WORK REQUIRED> Write out the material exactly, leaving every picture behind.

SUPPLIED DATA>
------------------------

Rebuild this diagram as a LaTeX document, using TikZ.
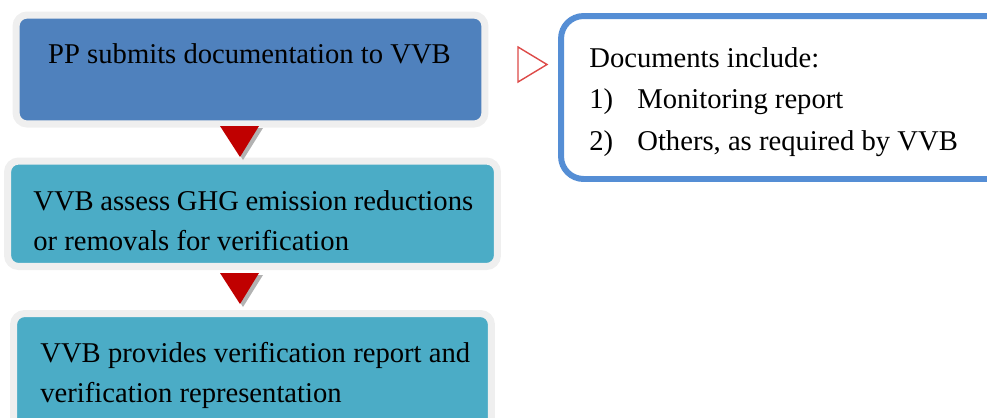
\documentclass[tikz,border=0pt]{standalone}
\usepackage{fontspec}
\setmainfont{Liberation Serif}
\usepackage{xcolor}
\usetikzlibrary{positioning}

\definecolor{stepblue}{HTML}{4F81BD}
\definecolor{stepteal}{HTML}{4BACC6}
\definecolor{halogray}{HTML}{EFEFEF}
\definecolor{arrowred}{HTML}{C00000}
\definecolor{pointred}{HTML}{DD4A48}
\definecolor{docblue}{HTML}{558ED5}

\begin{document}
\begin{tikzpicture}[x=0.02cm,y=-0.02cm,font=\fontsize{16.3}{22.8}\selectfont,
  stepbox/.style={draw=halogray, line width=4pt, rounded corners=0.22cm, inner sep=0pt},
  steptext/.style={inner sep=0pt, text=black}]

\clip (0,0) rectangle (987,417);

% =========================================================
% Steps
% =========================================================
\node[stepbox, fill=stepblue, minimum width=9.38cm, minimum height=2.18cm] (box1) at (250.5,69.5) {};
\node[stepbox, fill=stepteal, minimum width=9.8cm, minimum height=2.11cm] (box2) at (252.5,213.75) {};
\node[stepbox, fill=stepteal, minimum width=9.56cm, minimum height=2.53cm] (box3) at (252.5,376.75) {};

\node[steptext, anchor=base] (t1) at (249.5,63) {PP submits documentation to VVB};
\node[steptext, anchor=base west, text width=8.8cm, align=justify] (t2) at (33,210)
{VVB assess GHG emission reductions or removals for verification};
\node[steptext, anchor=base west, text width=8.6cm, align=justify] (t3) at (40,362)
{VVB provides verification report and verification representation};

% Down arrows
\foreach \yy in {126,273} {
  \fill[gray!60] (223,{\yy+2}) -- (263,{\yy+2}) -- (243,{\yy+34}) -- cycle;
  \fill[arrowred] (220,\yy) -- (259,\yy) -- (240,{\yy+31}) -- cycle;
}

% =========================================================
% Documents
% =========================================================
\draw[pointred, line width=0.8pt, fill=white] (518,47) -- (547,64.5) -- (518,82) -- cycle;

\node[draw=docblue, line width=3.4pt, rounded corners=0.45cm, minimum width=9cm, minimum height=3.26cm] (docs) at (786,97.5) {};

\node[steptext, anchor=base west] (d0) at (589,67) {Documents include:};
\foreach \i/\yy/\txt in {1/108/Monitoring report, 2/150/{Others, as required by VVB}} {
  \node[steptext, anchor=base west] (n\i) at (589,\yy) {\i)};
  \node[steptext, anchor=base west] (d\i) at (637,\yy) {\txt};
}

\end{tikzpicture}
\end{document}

------------------------

EXERCISE RESPONSE>
Rebuild this diagram as a LaTeX document, using TikZ.
\documentclass[tikz,border=0pt]{standalone}
\usepackage{fontspec}
\setmainfont{Liberation Serif}
\usepackage{xcolor}
\usetikzlibrary{positioning}

\definecolor{stepblue}{HTML}{4F81BD}
\definecolor{stepteal}{HTML}{4BACC6}
\definecolor{halogray}{HTML}{EFEFEF}
\definecolor{arrowred}{HTML}{C00000}
\definecolor{pointred}{HTML}{DD4A48}
\definecolor{docblue}{HTML}{558ED5}

\begin{document}
\begin{tikzpicture}[x=0.02cm,y=-0.02cm,font=\fontsize{16.3}{22.8}\selectfont,
  stepbox/.style={draw=halogray, line width=4pt, rounded corners=0.22cm, inner sep=0pt},
  steptext/.style={inner sep=0pt, text=black}]

\clip (0,0) rectangle (987,417);

% =========================================================
% Steps
% =========================================================
\node[stepbox, fill=stepblue, minimum width=9.38cm, minimum height=2.18cm] (box1) at (250.5,69.5) {};
\node[stepbox, fill=stepteal, minimum width=9.8cm, minimum height=2.11cm] (box2) at (252.5,213.75) {};
\node[stepbox, fill=stepteal, minimum width=9.56cm, minimum height=2.53cm] (box3) at (252.5,376.75) {};

\node[steptext, anchor=base] (t1) at (249.5,63) {PP submits documentation to VVB};
\node[steptext, anchor=base west, text width=8.8cm, align=justify] (t2) at (33,210)
{VVB assess GHG emission reductions or removals for verification};
\node[steptext, anchor=base west, text width=8.6cm, align=justify] (t3) at (40,362)
{VVB provides verification report and verification representation};

% Down arrows
\foreach \yy in {126,273} {
  \fill[gray!60] (223,{\yy+2}) -- (263,{\yy+2}) -- (243,{\yy+34}) -- cycle;
  \fill[arrowred] (220,\yy) -- (259,\yy) -- (240,{\yy+31}) -- cycle;
}

% =========================================================
% Documents
% =========================================================
\draw[pointred, line width=0.8pt, fill=white] (518,47) -- (547,64.5) -- (518,82) -- cycle;

\node[draw=docblue, line width=3.4pt, rounded corners=0.45cm, minimum width=9cm, minimum height=3.26cm] (docs) at (786,97.5) {};

\node[steptext, anchor=base west] (d0) at (589,67) {Documents include:};
\foreach \i/\yy/\txt in {1/108/Monitoring report, 2/150/{Others, as required by VVB}} {
  \node[steptext, anchor=base west] (n\i) at (589,\yy) {\i)};
  \node[steptext, anchor=base west] (d\i) at (637,\yy) {\txt};
}

\end{tikzpicture}
\end{document}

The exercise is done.